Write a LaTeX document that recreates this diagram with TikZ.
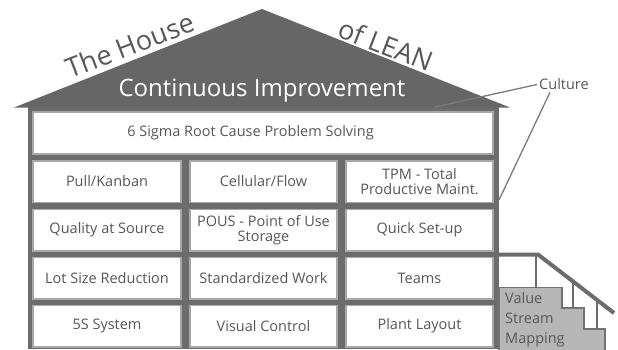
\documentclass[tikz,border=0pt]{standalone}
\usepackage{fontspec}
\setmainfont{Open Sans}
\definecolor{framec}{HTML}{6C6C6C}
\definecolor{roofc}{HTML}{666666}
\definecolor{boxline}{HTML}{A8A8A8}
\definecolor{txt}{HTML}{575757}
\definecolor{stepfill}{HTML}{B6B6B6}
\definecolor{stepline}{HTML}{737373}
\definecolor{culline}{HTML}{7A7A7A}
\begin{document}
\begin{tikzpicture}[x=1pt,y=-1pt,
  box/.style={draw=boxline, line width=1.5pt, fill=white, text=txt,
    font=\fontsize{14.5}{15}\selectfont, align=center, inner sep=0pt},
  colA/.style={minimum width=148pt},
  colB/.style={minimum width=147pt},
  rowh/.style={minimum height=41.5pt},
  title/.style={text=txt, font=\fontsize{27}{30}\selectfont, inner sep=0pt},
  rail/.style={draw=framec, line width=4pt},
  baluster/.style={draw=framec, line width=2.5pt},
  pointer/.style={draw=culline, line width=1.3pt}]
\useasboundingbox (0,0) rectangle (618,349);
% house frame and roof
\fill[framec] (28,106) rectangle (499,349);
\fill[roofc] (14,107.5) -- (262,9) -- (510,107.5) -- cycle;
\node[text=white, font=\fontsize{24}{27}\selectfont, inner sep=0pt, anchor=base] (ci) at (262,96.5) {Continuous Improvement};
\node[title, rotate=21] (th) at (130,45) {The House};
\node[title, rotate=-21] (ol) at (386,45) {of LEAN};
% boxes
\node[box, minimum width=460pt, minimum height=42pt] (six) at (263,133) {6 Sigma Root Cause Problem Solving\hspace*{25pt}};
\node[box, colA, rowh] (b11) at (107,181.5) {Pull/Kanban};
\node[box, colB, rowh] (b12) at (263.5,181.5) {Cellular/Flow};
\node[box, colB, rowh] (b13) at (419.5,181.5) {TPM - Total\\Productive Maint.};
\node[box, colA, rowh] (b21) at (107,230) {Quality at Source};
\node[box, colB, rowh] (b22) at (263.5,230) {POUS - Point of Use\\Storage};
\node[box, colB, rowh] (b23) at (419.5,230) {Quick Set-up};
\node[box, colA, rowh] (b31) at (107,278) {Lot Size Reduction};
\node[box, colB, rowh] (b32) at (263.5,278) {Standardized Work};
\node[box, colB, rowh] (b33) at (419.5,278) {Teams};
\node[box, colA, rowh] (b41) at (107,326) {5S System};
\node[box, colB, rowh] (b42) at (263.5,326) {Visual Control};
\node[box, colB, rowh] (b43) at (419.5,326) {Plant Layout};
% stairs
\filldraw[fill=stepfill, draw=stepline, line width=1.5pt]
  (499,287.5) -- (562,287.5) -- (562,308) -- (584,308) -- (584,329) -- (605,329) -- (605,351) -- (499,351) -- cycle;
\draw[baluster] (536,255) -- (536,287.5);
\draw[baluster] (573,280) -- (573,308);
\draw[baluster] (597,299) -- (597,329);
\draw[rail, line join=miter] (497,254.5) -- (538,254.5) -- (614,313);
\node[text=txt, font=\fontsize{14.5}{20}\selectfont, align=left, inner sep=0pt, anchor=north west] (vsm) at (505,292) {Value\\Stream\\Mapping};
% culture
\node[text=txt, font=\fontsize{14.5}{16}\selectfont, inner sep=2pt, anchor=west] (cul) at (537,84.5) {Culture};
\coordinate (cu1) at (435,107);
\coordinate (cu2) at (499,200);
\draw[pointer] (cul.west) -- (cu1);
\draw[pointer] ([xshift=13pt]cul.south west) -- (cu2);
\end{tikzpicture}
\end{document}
-*-
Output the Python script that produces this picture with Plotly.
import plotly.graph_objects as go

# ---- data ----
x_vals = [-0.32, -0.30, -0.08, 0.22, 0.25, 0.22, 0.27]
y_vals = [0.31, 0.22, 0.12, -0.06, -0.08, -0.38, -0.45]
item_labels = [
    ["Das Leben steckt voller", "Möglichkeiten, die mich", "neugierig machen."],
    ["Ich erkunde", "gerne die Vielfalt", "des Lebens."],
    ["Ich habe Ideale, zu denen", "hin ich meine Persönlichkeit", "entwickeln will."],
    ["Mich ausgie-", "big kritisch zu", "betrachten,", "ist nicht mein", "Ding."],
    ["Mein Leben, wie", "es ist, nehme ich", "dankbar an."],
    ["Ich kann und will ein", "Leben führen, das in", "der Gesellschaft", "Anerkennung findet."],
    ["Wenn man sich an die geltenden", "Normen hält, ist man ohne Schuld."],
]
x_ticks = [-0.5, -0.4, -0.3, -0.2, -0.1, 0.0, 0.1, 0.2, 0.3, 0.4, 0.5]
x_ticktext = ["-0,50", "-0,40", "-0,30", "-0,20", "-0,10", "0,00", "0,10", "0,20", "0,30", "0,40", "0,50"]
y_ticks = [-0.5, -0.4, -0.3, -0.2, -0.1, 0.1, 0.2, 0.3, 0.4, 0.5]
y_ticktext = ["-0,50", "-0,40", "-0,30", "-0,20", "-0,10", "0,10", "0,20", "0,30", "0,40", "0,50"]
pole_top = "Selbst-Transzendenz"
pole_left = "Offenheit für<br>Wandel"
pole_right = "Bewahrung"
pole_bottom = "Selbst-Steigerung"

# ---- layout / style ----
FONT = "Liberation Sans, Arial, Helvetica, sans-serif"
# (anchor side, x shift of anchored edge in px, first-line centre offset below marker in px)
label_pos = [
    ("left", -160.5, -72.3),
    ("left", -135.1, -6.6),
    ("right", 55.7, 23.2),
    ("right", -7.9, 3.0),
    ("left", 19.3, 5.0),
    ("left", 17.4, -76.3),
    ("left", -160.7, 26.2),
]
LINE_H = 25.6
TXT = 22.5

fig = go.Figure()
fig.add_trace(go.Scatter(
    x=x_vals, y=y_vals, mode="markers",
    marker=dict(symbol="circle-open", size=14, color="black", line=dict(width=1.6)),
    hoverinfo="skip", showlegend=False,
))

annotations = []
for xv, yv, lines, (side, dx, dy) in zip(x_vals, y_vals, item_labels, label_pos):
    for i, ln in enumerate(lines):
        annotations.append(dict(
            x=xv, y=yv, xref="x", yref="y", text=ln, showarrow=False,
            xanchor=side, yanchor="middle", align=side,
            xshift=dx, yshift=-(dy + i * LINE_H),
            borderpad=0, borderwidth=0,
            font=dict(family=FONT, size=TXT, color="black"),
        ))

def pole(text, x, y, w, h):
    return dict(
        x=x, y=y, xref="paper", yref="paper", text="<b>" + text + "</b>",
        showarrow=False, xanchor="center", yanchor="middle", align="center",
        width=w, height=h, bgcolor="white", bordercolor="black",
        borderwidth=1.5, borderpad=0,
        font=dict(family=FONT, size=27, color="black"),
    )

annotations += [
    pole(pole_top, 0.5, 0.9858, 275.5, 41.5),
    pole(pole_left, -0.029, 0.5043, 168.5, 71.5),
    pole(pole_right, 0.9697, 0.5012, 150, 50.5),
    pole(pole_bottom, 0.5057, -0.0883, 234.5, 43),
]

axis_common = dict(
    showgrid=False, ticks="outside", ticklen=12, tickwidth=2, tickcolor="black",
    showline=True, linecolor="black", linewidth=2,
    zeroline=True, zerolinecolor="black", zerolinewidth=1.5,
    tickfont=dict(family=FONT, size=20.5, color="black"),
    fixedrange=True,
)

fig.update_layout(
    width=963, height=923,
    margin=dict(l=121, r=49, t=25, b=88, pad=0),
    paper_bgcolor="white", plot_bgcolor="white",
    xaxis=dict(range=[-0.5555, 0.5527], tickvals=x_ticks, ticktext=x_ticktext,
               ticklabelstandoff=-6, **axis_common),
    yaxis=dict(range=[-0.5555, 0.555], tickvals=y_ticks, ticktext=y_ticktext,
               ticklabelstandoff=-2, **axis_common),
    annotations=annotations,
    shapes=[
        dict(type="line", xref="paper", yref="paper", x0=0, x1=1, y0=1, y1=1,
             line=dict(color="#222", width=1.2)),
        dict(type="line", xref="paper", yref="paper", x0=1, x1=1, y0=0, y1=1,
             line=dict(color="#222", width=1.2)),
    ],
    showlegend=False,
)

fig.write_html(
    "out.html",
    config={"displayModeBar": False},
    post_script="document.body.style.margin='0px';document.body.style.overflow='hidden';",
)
-*-
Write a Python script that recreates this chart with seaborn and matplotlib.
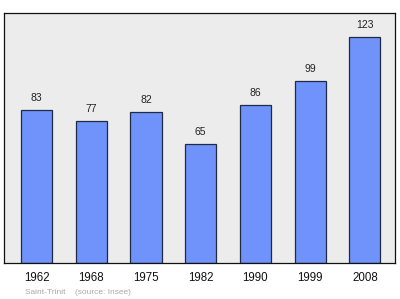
-*-
*Stated problem:* Which lines in the data above contain "that"? Show each one.

*Solution to the exercise:*
Write a LaTeX document that recreates this diagram with TikZ.
Output the Python script that produces this picture with Plotly.
Write a Python script that recreates this chart with seaborn and matplotlib.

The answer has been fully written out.